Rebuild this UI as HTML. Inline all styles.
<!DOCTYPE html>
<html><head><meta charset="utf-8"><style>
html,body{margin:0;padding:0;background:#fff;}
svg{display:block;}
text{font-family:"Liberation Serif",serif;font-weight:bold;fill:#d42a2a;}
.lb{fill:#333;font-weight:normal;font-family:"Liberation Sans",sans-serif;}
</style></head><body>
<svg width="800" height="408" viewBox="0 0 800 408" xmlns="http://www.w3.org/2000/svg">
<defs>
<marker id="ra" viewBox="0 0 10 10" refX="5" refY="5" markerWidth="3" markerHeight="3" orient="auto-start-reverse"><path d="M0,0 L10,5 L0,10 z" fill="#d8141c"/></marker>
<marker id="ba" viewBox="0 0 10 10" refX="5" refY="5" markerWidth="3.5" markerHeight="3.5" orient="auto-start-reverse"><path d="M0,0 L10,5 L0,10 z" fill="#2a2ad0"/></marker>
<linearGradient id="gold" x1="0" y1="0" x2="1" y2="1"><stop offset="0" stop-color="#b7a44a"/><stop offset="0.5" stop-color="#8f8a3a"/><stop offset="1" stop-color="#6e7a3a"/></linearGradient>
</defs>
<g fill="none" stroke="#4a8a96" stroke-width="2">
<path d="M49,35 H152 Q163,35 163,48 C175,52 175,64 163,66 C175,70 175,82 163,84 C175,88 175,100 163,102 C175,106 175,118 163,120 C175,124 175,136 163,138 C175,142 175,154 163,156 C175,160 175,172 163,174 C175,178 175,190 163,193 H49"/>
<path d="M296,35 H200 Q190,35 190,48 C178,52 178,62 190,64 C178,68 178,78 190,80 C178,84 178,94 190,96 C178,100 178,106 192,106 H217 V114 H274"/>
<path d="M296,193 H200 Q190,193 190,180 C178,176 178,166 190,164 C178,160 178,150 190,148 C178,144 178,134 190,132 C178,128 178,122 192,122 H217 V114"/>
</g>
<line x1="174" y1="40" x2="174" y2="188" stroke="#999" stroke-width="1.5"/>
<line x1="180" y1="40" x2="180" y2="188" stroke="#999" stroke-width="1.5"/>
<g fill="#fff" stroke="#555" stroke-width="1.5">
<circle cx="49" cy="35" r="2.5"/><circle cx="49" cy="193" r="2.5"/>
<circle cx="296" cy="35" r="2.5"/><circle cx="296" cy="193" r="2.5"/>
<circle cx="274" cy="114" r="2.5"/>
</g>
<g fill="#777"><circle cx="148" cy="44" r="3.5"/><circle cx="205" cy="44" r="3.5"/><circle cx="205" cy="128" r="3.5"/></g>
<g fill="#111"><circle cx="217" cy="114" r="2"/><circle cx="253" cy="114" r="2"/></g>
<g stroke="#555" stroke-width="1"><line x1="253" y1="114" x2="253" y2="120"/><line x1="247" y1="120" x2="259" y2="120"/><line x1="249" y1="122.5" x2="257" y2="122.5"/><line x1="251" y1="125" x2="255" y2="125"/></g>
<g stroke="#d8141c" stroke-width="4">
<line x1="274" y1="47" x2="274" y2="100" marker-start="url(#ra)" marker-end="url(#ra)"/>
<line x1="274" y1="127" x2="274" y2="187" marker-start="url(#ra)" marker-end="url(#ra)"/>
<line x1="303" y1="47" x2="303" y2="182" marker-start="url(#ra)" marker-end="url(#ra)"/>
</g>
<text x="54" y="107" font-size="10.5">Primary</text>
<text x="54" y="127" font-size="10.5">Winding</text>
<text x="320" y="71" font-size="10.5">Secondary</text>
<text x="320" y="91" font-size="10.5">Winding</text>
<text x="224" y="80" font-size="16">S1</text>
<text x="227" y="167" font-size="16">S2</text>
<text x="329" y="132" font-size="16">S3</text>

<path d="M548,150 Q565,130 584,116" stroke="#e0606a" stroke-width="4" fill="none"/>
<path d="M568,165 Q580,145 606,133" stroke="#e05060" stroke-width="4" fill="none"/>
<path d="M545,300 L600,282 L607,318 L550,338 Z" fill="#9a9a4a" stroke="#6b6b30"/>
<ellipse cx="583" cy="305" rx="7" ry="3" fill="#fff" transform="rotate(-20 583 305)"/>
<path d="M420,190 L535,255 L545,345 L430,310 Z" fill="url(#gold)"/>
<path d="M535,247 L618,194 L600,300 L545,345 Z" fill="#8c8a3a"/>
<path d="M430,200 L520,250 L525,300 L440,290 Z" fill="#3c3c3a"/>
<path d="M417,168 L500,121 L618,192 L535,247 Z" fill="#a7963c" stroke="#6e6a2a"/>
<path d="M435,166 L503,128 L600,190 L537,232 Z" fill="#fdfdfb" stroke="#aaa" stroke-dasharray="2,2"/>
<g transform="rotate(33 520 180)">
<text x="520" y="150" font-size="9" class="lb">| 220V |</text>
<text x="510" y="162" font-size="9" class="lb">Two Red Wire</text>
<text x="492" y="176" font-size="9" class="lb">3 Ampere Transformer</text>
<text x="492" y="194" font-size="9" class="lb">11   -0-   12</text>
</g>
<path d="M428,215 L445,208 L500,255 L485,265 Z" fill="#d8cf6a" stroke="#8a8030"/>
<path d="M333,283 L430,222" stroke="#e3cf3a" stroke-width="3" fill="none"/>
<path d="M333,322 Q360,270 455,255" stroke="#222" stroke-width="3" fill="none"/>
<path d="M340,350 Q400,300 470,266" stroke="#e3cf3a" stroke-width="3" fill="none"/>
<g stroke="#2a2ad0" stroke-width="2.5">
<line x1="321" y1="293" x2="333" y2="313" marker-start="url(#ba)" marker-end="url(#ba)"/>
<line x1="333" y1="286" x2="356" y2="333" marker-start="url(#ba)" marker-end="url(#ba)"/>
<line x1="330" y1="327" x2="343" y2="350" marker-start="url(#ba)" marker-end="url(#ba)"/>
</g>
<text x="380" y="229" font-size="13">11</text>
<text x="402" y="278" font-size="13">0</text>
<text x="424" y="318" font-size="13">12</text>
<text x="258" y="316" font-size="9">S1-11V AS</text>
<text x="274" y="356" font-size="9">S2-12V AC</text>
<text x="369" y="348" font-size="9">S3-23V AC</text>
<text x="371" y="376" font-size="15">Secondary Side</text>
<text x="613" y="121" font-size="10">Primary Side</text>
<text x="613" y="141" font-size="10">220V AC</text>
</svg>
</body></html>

* * * * * * * * *

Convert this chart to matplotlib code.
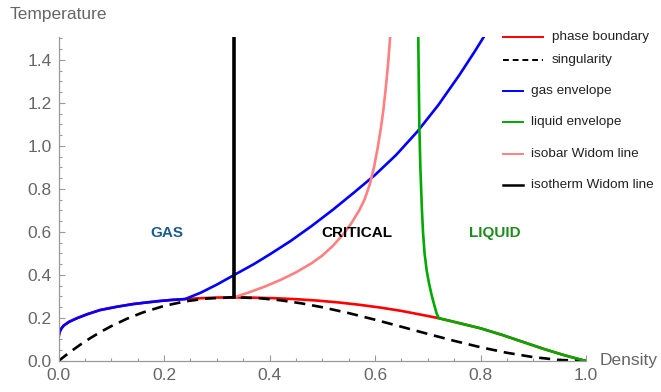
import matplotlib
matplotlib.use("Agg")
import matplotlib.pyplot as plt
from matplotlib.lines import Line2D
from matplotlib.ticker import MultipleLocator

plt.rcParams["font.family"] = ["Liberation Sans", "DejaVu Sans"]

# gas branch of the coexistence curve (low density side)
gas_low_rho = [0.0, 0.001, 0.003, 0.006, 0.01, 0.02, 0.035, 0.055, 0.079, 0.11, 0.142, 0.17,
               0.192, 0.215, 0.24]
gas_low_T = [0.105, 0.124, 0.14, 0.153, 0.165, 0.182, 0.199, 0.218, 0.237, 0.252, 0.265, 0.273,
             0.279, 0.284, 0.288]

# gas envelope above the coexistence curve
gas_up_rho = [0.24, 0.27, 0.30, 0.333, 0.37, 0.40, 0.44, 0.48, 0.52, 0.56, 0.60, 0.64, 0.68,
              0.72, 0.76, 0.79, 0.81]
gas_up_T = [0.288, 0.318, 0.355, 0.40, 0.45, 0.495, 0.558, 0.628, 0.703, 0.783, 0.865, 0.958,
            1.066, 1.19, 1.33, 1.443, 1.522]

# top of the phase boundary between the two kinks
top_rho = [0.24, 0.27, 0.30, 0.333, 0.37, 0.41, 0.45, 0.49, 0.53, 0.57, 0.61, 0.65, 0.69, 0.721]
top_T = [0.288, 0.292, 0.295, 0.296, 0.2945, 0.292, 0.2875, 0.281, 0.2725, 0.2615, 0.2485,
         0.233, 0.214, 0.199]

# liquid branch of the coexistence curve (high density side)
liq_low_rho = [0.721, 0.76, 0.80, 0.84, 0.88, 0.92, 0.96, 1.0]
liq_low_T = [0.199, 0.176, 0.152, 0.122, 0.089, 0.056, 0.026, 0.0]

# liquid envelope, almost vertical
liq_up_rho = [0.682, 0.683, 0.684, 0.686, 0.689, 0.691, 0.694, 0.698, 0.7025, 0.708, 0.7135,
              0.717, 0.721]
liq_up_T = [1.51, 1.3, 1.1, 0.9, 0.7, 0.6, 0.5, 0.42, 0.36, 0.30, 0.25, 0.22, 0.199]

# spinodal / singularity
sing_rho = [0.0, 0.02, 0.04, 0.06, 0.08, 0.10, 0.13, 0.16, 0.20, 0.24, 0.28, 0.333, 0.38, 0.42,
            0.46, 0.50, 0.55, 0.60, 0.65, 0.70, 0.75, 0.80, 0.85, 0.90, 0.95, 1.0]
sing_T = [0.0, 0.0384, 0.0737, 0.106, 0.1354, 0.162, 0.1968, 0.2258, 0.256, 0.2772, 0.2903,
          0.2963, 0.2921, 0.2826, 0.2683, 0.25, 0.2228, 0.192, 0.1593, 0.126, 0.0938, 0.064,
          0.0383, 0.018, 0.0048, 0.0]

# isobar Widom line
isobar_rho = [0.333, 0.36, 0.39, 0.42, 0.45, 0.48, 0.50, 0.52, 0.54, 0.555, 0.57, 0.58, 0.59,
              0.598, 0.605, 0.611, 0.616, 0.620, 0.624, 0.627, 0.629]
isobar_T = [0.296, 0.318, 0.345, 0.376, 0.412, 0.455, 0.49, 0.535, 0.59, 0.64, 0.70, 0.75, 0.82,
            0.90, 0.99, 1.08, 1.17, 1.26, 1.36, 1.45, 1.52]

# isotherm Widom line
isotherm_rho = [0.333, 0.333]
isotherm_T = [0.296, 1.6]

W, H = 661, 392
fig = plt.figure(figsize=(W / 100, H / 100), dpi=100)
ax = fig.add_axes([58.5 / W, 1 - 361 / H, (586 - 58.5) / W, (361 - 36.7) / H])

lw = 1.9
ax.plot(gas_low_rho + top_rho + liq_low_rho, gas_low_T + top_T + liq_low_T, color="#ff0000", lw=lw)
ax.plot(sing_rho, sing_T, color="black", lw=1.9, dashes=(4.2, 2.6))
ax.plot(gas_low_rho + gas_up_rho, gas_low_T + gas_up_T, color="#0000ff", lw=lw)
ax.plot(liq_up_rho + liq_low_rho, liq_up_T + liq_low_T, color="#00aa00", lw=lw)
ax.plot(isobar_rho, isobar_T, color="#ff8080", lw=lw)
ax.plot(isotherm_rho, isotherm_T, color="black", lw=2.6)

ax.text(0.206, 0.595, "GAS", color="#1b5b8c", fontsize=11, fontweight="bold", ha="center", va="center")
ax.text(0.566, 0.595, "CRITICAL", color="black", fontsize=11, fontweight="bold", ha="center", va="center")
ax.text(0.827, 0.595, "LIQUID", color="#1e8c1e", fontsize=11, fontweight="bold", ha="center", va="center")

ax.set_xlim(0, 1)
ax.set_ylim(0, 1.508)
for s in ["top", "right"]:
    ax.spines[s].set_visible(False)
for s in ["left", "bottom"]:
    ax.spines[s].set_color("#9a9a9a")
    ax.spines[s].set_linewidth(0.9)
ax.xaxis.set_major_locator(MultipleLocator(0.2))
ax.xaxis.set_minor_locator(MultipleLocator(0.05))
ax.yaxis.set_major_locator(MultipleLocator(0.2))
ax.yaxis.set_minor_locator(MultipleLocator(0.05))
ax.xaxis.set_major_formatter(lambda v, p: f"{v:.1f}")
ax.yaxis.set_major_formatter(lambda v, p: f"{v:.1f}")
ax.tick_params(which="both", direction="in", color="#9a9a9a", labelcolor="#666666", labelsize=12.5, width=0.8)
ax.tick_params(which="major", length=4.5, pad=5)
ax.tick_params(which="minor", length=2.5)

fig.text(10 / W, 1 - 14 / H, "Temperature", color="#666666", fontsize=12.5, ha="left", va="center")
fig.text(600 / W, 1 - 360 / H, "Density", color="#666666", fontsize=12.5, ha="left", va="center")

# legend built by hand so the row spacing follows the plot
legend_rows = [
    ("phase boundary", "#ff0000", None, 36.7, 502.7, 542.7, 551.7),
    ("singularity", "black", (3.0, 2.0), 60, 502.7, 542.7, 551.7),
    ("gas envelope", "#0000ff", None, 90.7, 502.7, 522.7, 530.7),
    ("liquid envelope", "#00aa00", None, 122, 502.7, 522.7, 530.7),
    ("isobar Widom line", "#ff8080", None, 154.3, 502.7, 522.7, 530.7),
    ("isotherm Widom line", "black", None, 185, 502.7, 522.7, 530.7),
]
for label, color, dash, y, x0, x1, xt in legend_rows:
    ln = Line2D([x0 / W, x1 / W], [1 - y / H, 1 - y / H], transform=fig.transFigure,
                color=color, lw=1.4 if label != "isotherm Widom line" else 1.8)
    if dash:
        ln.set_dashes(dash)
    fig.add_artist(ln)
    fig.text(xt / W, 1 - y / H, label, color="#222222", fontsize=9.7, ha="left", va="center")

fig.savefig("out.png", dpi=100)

* * * * * * * * *

**Challenge**
Copy word for word only the lines above from the one with "Convert this chart to matplotlib code." through the one with "0.279, 0.284, 0.288]". Leave pictures out.

**Output for this exercise**
Convert this chart to matplotlib code.
import matplotlib
matplotlib.use("Agg")
import matplotlib.pyplot as plt
from matplotlib.lines import Line2D
from matplotlib.ticker import MultipleLocator

plt.rcParams["font.family"] = ["Liberation Sans", "DejaVu Sans"]

# gas branch of the coexistence curve (low density side)
gas_low_rho = [0.0, 0.001, 0.003, 0.006, 0.01, 0.02, 0.035, 0.055, 0.079, 0.11, 0.142, 0.17,
               0.192, 0.215, 0.24]
gas_low_T = [0.105, 0.124, 0.14, 0.153, 0.165, 0.182, 0.199, 0.218, 0.237, 0.252, 0.265, 0.273,
             0.279, 0.284, 0.288]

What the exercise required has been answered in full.